Braemore may have Finnish suitor

posted on Jun 18, 2009 01:28AM

http://www.miningmx.com/news/platinu...





Braemore may have Finnish suitor

Brendan Ryan | Wed, 17 Jun 2009 12:12
[miningmx.com] -- PLATINUM and nickel producer Braemore Resources is in talks which could lead to an offer being made for the company. Market sources reckon the buyer could be Finnish refining group Ruukki.

Braemore CEO Leon Coetzer was not immediately available for comment.

The company said in a statement released on Wednesday in response to “recent volatility in the share price of the company” that it confirmed Braemore was “in discussions with a third party that may or may not lead to an offer being made for the company”.

On London’s AIM market the Braemore share price dropped from about 7 pence in mid-May to about 4.45p before jumping to 5.95p on Tuesday. This earned it a “speeding ticket” from the stock exchange authorities, resulting in Wednesday's cautionary announcement.

Ruukki’s strategy is to focus on “end products with a high degree of refining”. The group announced in 2008 it was looking at potential expansion into southern Africa because “this area holds the largest chrome ore reserves in the world.

"Specialisation in other speciality metals and alloys is also a possibility.”

Ruukki is in the process of buying Mogale Alloys for R2bn and made the first payment of R1.2bn at the end of May.

Mogale produces a range of alloys from its Krugersdorp plant including charge chrome, chromium-nickel alloy and silico-manganese.
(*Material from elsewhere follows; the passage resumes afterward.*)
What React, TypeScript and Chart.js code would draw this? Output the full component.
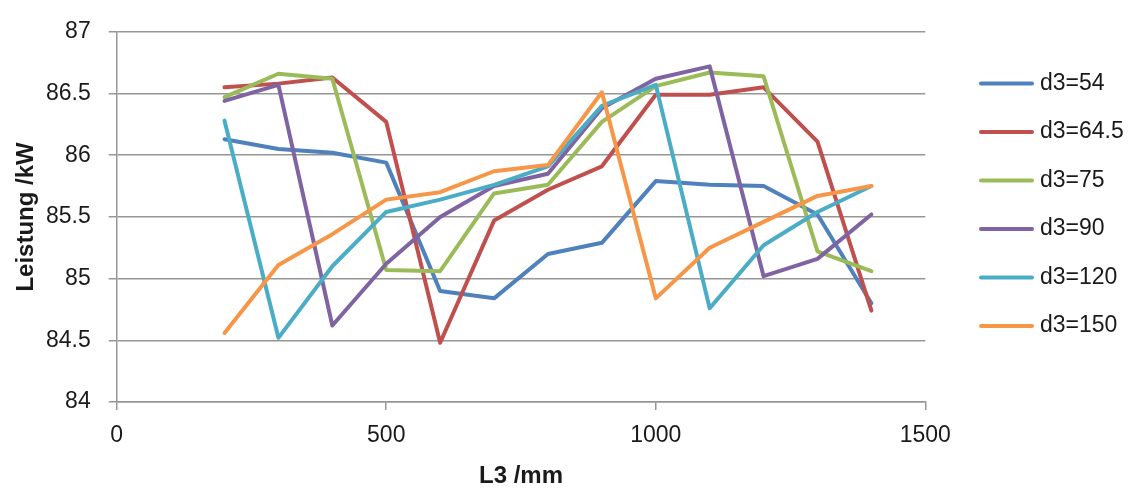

Mogale’s production is marketed through JSE-listed Metmar, which also owned an effective 11.8% shareholding in Mogale.

Braemore would appear to fit Ruukki’s strategic business requirements because of the revolutionary ConRoast technology it has licensed from SA research institution Mintek for the treatment of platinum group metal (PGM) ores.

The particular attraction of the ConRoast process is that it can treat PGM ores with high concentrations of chrome.

The technology could be strategically vital for the SA platinum industry’s future, which will have to source greater volumes of its production from the chrome-rich UG2 Reef instead of the Merensky Reef it has largely exploited until now.

High chrome levels pose a serious danger in the smelting process and have resulted in a number of furnace failures. The latest of these has just been reported by Lonmin.

Braemore has been successfully running a 3.2MW smelter at Mintek’s Randburg site and is now looking at commissioning an associated hydrometallurgical refining process.

This will separate PGMs from associated base metal byproducts such as copper and nickel to produce a high value PGM concentrate which can be sent for direct processing at PGM refineries.

Braemore also intends building a separate 5MW to 10MW ConRoast smelter, which it hopes to use as a lever to gain greater equity exposure to the platinum sector. So far it has signed up one customer, Jubilee Platinum , to use the technology.

Should Braemore be taken over, it will be the latest development in the ongoing consolidation of the SA platinum sector after Aquarius Platinum’s takeover of Ridge Mining.